Q: In section 3.2, Eq. 15, why try to fit the conditional distribution p(x|x_pi), rather
than just fitting a mixture of gaussians to the joint p(x,x_pi), and then conditioning it?
We could fit the joint using a nicer algorithm like EM.

A: There are two answers, a technically correct one, and an intuitively satisfying one.

Technically correct: Maximum likelihood learning dictates maximizing the sum of log
probabilities.  The math just demands that we maximize log p(x|x_pi).  Maximizing the
log p(x,x_pi) would not be equivalent to maximum likelihood.

Intuitively satisfying:  The reason to do this is that errors are inevitable.  If it were
possible to fit the TRUE joint distribution p(x,x_pi), conditioning it would also
give the true conditional distribution p(x|x_pi).  So the question is reasonable. However,
we assume that the true distribution is imperfectly modeled by a mixture of gaussians.
This means that neither p(x,x_pi) nor p(x|x_pi) can exactly represent the true distribution.
By maximizing the conditional, p(x|x_pi), we can ignore errors in p(x_pi), meaning all
modeling effort is spent on modeling what we care about.

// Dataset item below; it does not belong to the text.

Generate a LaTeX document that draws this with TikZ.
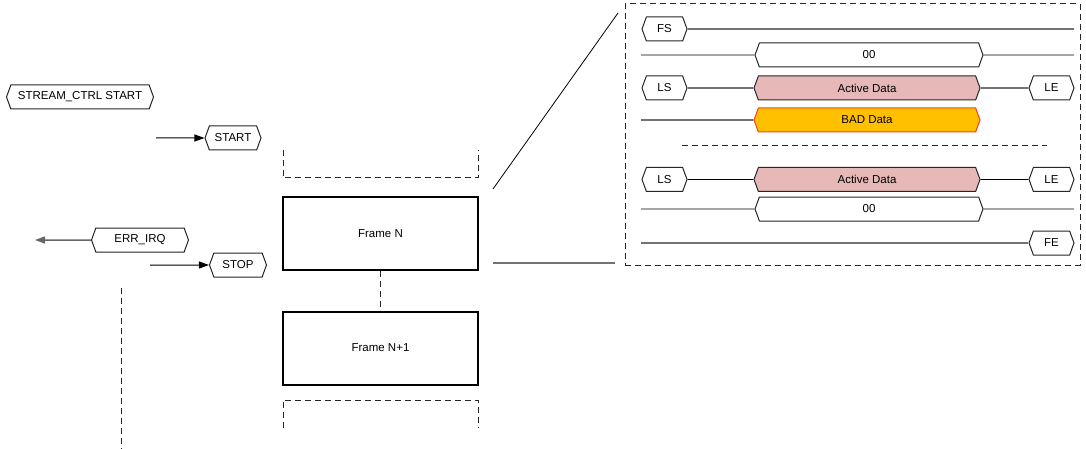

Now, one confusing aspect of the intuitively satisfying answer is that our representation
of the conditional distribution p(x|x_pi) (Eq. 14) is obtained by taking a joint gaussian
and then conditioning it.  At first, this may seem in conflict with the explanation above,
but it is not.  Even though the equation may contain a term p(x_pi) does not mean that
the fitting criterion tries to make that term accurate.  Presumably, if the log likelihood
of the term p(x_pi) were calculated on test data, the score would be very low.